The DIP

02 Sep 2020

Ok, today was fun! It was one of those happy days where I think things clicked as opposed to all those frustrating days where time is lost and nothing is accomplished.

I re-did the business rules of ttt. I know, i know… I started over again?! Not completely. There was a lot going on in my original “play-game” namespace, so I needed a new space to collect my thoughts and think about what the game, and only the game, need in order to play a simple game of ttt.

Early this morning, i looked at my blog from yesterday to remind myself of what I was supposed to do today to help with my time management, and recalled that I needed to watch the video on the DIP. I did this. Things kind of made sense, but I still didn’t understand the application of the principle. Later when I went to work on my presentation for the DIP, i found a blog posted by my dad called “A Little Architecture” that spelled it out in a conversational, teacher to student kind of way. I was able to relate to a line in this post that read:

“The important decisions that a Software Architect makes are the ones that allow you to NOT make the decisions about the database, and the webserver, and the frameworks.”

This was true in my previous line of work also. The important decisions that I made on a daily basis were the ones that allowed my operators to make the, while still very important decisions, the lower level decisions to be successful at their job–my decisions were often what saved me from the 2AM phone calls also. In any case, I’ve known many managers to fail at their jobs by making those level decisions for the operators. I can tell you, if you want to piss off an operator, tell him how to do his job!

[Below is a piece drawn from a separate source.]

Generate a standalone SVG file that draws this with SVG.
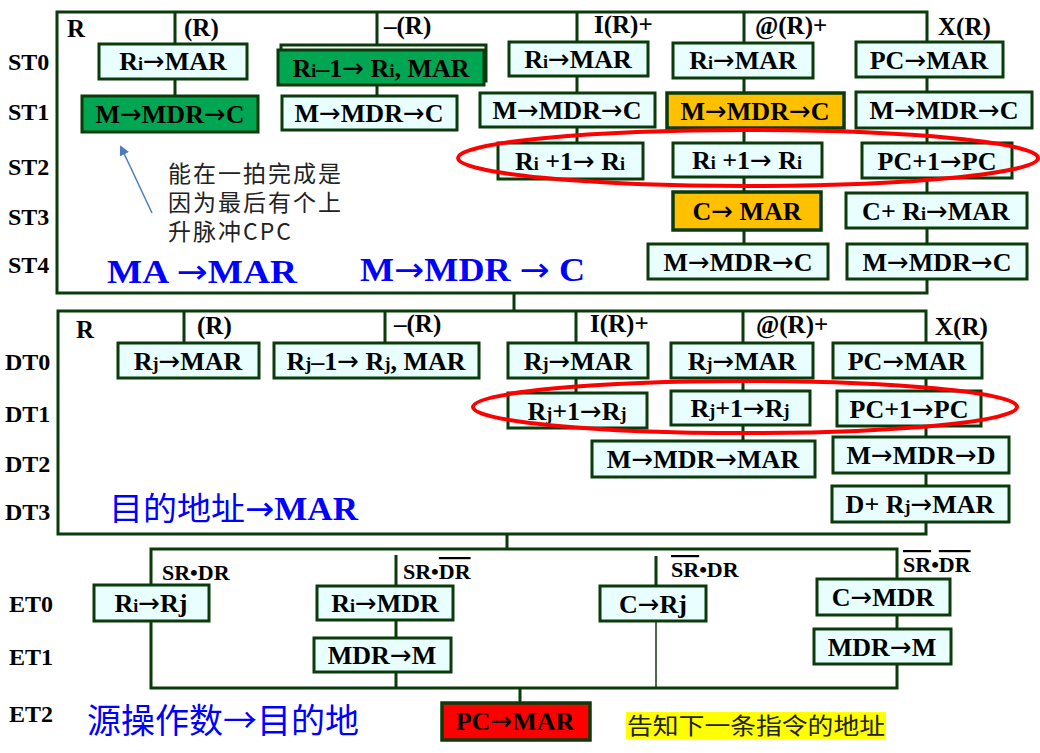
<svg xmlns="http://www.w3.org/2000/svg" width="1040" height="753" viewBox="0 0 1040 753">
<defs>
<style>
.ln{stroke:#0b3a0b;stroke-width:3;fill:none}
.thin{stroke:#0b3a0b;stroke-width:1.5;fill:none}
.bx{fill:#e9ffff;stroke:#0b3a0b;stroke-width:3}
.gr{fill:#00a651;stroke:#0b3a0b;stroke-width:3}
.or{fill:#ffc000;stroke:#0b3a0b;stroke-width:3.5}
.rd{fill:#ff0000;stroke:#0b3a0b;stroke-width:3.5}
.t{font-family:"Liberation Serif",serif;font-weight:bold;font-size:26px;text-anchor:middle;fill:#000}
.s{font-size:18px}
.a{font-family:"DejaVu Sans",sans-serif;font-weight:normal}
.lb{font-family:"Liberation Serif",serif;font-weight:bold;font-size:24px;fill:#000}
.cl{font-family:"Liberation Serif",serif;font-weight:bold;font-size:25px;fill:#000}
.sr{font-family:"Liberation Serif",serif;font-weight:bold;font-size:22px;fill:#000}
.ov{text-decoration:overline}
.blue{font-family:"Liberation Serif",serif;font-weight:bold;font-size:33px;fill:#0000ff}
.cjkb{font-family:"Noto Sans CJK SC",sans-serif;font-weight:normal;fill:#0000ff}
.cjk{font-family:"Noto Sans CJK SC",sans-serif;font-weight:normal;font-size:23px;letter-spacing:2px;fill:#222}
.ell{fill:none;stroke:#ff0000;stroke-width:4}
</style>
<marker id="ah" markerWidth="10" markerHeight="10" refX="8" refY="5" orient="auto" markerUnits="userSpaceOnUse">
<path d="M0,0 L10,5 L0,10 Z" fill="#4a7ebb"/>
</marker>
</defs>
<rect width="1040" height="753" fill="#ffffff"/>

<g id="connectors">
<rect class="ln" x="57" y="12" width="870" height="281"/>
<path class="ln" d="M175,12V96 M377,12V96 M577,12V143 M744,12V244 M514,293V311"/>
<rect class="ln" x="58" y="311" width="868" height="223"/>
<path class="ln" d="M184,311V343 M385,311V343 M576,311V393 M743,311V441 M507,534V549"/>
<rect class="ln" x="151" y="549" width="746" height="139"/>
<path class="ln" d="M396,555V688 M656,556V621 M520,688V703"/>
<path class="thin" d="M656,621V688"/>
<line x1="152" y1="213" x2="121" y2="147" stroke="#4a7ebb" stroke-width="1.5" marker-end="url(#ah)"/>
</g>

<g id="labels">
<text class="lb" x="8" y="70">ST0</text>
<text class="lb" x="8" y="120">ST1</text>
<text class="lb" x="8" y="175">ST2</text>
<text class="lb" x="8" y="225">ST3</text>
<text class="lb" x="8" y="273">ST4</text>
<text class="lb" x="5" y="370">DT0</text>
<text class="lb" x="5" y="422">DT1</text>
<text class="lb" x="5" y="472">DT2</text>
<text class="lb" x="5" y="520">DT3</text>
<text class="lb" x="9" y="612">ET0</text>
<text class="lb" x="9" y="665">ET1</text>
<text class="lb" x="9" y="722">ET2</text>

<text class="cl" x="67" y="37">R</text>
<text class="cl" x="184" y="36">(R)</text>
<text class="cl" x="384" y="34">–(R)</text>
<text class="cl" x="594" y="33">I(R)+</text>
<text class="cl" x="755" y="34">@(R)+</text>
<text class="cl" x="938" y="35">X(R)</text>

<text class="cl" x="76" y="338">R</text>
<text class="cl" x="197" y="334">(R)</text>
<text class="cl" x="394" y="332">–(R)</text>
<text class="cl" x="590" y="332">I(R)+</text>
<text class="cl" x="756" y="333">@(R)+</text>
<text class="cl" x="935" y="335">X(R)</text>

<text class="sr" x="162" y="580">SR•DR</text>
<text class="sr" x="403" y="579">SR•<tspan class="ov">DR</tspan></text>
<text class="sr" x="671" y="577"><tspan class="ov">SR</tspan>•DR</text>
<text class="sr" x="903" y="572"><tspan class="ov">SR</tspan>•<tspan class="ov">DR</tspan></text>

<text class="blue" x="107" y="283" textLength="190" lengthAdjust="spacingAndGlyphs">MA  <tspan class="a">→</tspan>MAR</text>
<text class="blue" x="360" y="281" textLength="225" lengthAdjust="spacingAndGlyphs">M<tspan class="a">→</tspan>MDR <tspan class="a">→</tspan> C</text>
<text x="109" y="520" textLength="249" lengthAdjust="spacingAndGlyphs"><tspan class="cjkb" font-size="32">目的地址</tspan><tspan class="blue"><tspan class="a">→</tspan>MAR</tspan></text>
<text class="cjkb" x="87" y="733" font-size="34">源操作数→目的地</text>

<text class="cjk" x="168" y="182">能在一拍完成是</text>
<text class="cjk" x="168" y="211">因为最后有个上</text>
<text class="cjk" x="168" y="240">升脉冲CPC</text>

<rect x="626" y="712" width="260" height="27" fill="#ffff00"/>
<text class="cjk" x="627" y="734" font-size="25" fill="#000" textLength="258" lengthAdjust="spacingAndGlyphs" style="letter-spacing:0">告知下一条指令的地址</text>
</g>

<g id="st0_R"><rect class="bx" x="99" y="44" width="148" height="35"/><text class="t" x="173" y="70">R<tspan class="s">i</tspan><tspan class="a">→</tspan>MAR</text></g>
<g id="st1_R"><rect class="gr" x="82" y="96" width="176" height="36"/><text class="t" x="170" y="123">M<tspan class="a">→</tspan>MDR<tspan class="a">→</tspan>C</text></g>
<g id="st0_mR"><rect x="281" y="45" width="205" height="36" fill="#ffffff" stroke="#0b3a0b" stroke-width="3"/><rect class="gr" x="278" y="50" width="206" height="35"/><text class="t" x="381" y="77">R<tspan class="s">i</tspan>–1<tspan class="a">→</tspan> R<tspan class="s">i</tspan>, MAR</text></g>
<g id="st1_mR"><rect class="bx" x="282" y="96" width="175" height="34"/><text class="t" x="369" y="122">M<tspan class="a">→</tspan>MDR<tspan class="a">→</tspan>C</text></g>
<g id="st0_I"><rect class="bx" x="509" y="42" width="139" height="34"/><text class="t" x="578" y="68">R<tspan class="s">i</tspan><tspan class="a">→</tspan>MAR</text></g>
<g id="st1_I"><rect class="bx" x="480" y="93" width="175" height="34"/><text class="t" x="567" y="119">M<tspan class="a">→</tspan>MDR<tspan class="a">→</tspan>C</text></g>
<g id="st2_I"><rect class="bx" x="498" y="143" width="145" height="36"/><text class="t" x="570" y="170">R<tspan class="s">i</tspan> +1<tspan class="a">→</tspan> R<tspan class="s">i</tspan></text></g>
<g id="st0_A"><rect class="bx" x="673" y="43" width="140" height="35"/><text class="t" x="743" y="69">R<tspan class="s">i</tspan><tspan class="a">→</tspan>MAR</text></g>
<g id="st1_A"><rect class="or" x="667" y="93" width="177" height="35"/><text class="t" x="755" y="120">M<tspan class="a">→</tspan>MDR<tspan class="a">→</tspan>C</text></g>
<g id="st2_A"><rect class="bx" x="673" y="143" width="149" height="34"/><text class="t" x="747" y="169">R<tspan class="s">i</tspan> +1<tspan class="a">→</tspan> R<tspan class="s">i</tspan></text></g>
<g id="st3_A"><rect class="or" x="673" y="192" width="148" height="38"/><text class="t" x="747" y="220">C<tspan class="a">→</tspan> MAR</text></g>
<g id="st4_A"><rect class="bx" x="648" y="244" width="180" height="35"/><text class="t" x="738" y="271">M<tspan class="a">→</tspan>MDR<tspan class="a">→</tspan>C</text></g>
<g id="st0_X"><rect class="bx" x="856" y="42" width="147" height="35"/><text class="t" x="929" y="69">PC<tspan class="a">→</tspan>MAR</text></g>
<g id="st1_X"><rect class="bx" x="856" y="92" width="176" height="36"/><text class="t" x="944" y="119">M<tspan class="a">→</tspan>MDR<tspan class="a">→</tspan>C</text></g>
<g id="st2_X"><rect class="bx" x="862" y="143" width="150" height="35"/><text class="t" x="937" y="170">PC+1<tspan class="a">→</tspan>PC</text></g>
<g id="st3_X"><rect class="bx" x="846" y="193" width="181" height="35"/><text class="t" x="936" y="220">C+ R<tspan class="s">i</tspan><tspan class="a">→</tspan>MAR</text></g>
<g id="st4_X"><rect class="bx" x="847" y="244" width="180" height="35"/><text class="t" x="937" y="271">M<tspan class="a">→</tspan>MDR<tspan class="a">→</tspan>C</text></g>

<g id="dt0_R"><rect class="bx" x="118" y="343" width="141" height="35"/><text class="t" x="188" y="370">R<tspan class="s">j</tspan><tspan class="a">→</tspan>MAR</text></g>
<g id="dt0_mR"><rect class="bx" x="274" y="343" width="205" height="35"/><text class="t" x="376" y="370">R<tspan class="s">j</tspan>–1<tspan class="a">→</tspan> R<tspan class="s">j</tspan>, MAR</text></g>
<g id="dt0_I"><rect class="bx" x="508" y="343" width="140" height="35"/><text class="t" x="578" y="370">R<tspan class="s">j</tspan><tspan class="a">→</tspan>MAR</text></g>
<g id="dt0_A"><rect class="bx" x="671" y="343" width="142" height="35"/><text class="t" x="742" y="370">R<tspan class="s">j</tspan><tspan class="a">→</tspan>MAR</text></g>
<g id="dt0_X"><rect class="bx" x="833" y="343" width="149" height="35"/><text class="t" x="907" y="370">PC<tspan class="a">→</tspan>MAR</text></g>
<g id="dt1_I"><rect class="bx" x="508" y="393" width="139" height="35"/><text class="t" x="577" y="420">R<tspan class="s">j</tspan>+1<tspan class="a">→</tspan>R<tspan class="s">j</tspan></text></g>
<g id="dt1_A"><rect class="bx" x="671" y="391" width="139" height="34"/><text class="t" x="740" y="417">R<tspan class="s">j</tspan>+1<tspan class="a">→</tspan>R<tspan class="s">j</tspan></text></g>
<g id="dt1_X"><rect class="bx" x="837" y="391" width="144" height="35"/><text class="t" x="909" y="418">PC+1<tspan class="a">→</tspan>PC</text></g>
<g id="dt2_A"><rect class="bx" x="592" y="441" width="223" height="36"/><text class="t" x="703" y="468">M<tspan class="a">→</tspan>MDR<tspan class="a">→</tspan>MAR</text></g>
<g id="dt2_X"><rect class="bx" x="833" y="437" width="176" height="36"/><text class="t" x="921" y="464">M<tspan class="a">→</tspan>MDR<tspan class="a">→</tspan>D</text></g>
<g id="dt3_X"><rect class="bx" x="832" y="486" width="177" height="36"/><text class="t" x="920" y="513">D+ R<tspan class="s">j</tspan><tspan class="a">→</tspan>MAR</text></g>

<g id="et0_1"><rect class="bx" x="94" y="585" width="115" height="36"/><text class="t" x="151" y="612">R<tspan class="s">i</tspan><tspan class="a">→</tspan>Rj</text></g>
<g id="et0_2"><rect class="bx" x="317" y="586" width="136" height="34"/><text class="t" x="385" y="612">R<tspan class="s">i</tspan><tspan class="a">→</tspan>MDR</text></g>
<g id="et1_2"><rect class="bx" x="314" y="638" width="137" height="34"/><text class="t" x="382" y="664">MDR<tspan class="a">→</tspan>M</text></g>
<g id="et0_3"><rect class="bx" x="600" y="586" width="106" height="35"/><text class="t" x="653" y="613">C<tspan class="a">→</tspan>Rj</text></g>
<g id="et0_4"><rect class="bx" x="817" y="579" width="133" height="36"/><text class="t" x="883" y="606">C<tspan class="a">→</tspan>MDR</text></g>
<g id="et1_4"><rect class="bx" x="814" y="629" width="137" height="35"/><text class="t" x="882" y="656">MDR<tspan class="a">→</tspan>M</text></g>
<g id="et2_pc"><rect class="rd" x="442" y="703" width="148" height="37"/><text class="t" x="515" y="730" font-size="24">PC<tspan class="a">→</tspan>MAR</text></g>

<g id="ellipses">
<ellipse class="ell" cx="748" cy="158" rx="290" ry="28"/>
<ellipse class="ell" cx="745" cy="407" rx="272" ry="26"/>
</g>
</svg>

So then I began working on my presentation and trying to think of a good example. There was one on the tip of my mind that I felt was a background memory from recently, and it took me a minute to reach. Aha! It was this past weekend! While I was working in the sun-room, Keith and the boys were watching “Wreck It Ralph: Ralph Breaks The Internet”.

There was a recurring message in the movie to warn game-characters that if they died in a game that was not their own, they would die forever and not be regenerated. This makes sense, right? If there’s not an instance of an object in the application, it will make a new instance. But furthermore, if a character dies in another game, that character’s game does not die, it goes about like nothing happened. The game does not care about the character playing, it only cares that there is a character playing. Can you imagine a game where, if you die, the game dies too?! In other words, where the game is dependent upon the player or character choice or that the trees in the field are green? No one would buy that game! What if you had to buy a new console every time you wanted to try a new game (i’m picturing super nintendo btw, just so we are on the same page)?

Alright, enough about that. That was just to show that it got me thinking, so when i went back to ttt this afternoon, i started with a new namespace called, “the-game”, and I asked myself, “what does the simplest form of the game of ttt require in order to work?”. It requires a board and 2 players, but it doesn’t care about the size of the board or the format of the board and it doesn’t care if there is differentiation between the types of the 2 players.

Ok. So i wrote that. From the tests, i fed it what it required, and made it all pass. I even got my terminal-gui to have it’s own defmethod to play based on the multimethod of “the-game”, and got it do exactly what I wanted it to do. So, i think it works. I’m not done, but i think i get it–maybe. Who knows, i might get back at it tomorrow and have none of it make sense again, but for now, i think it clicked.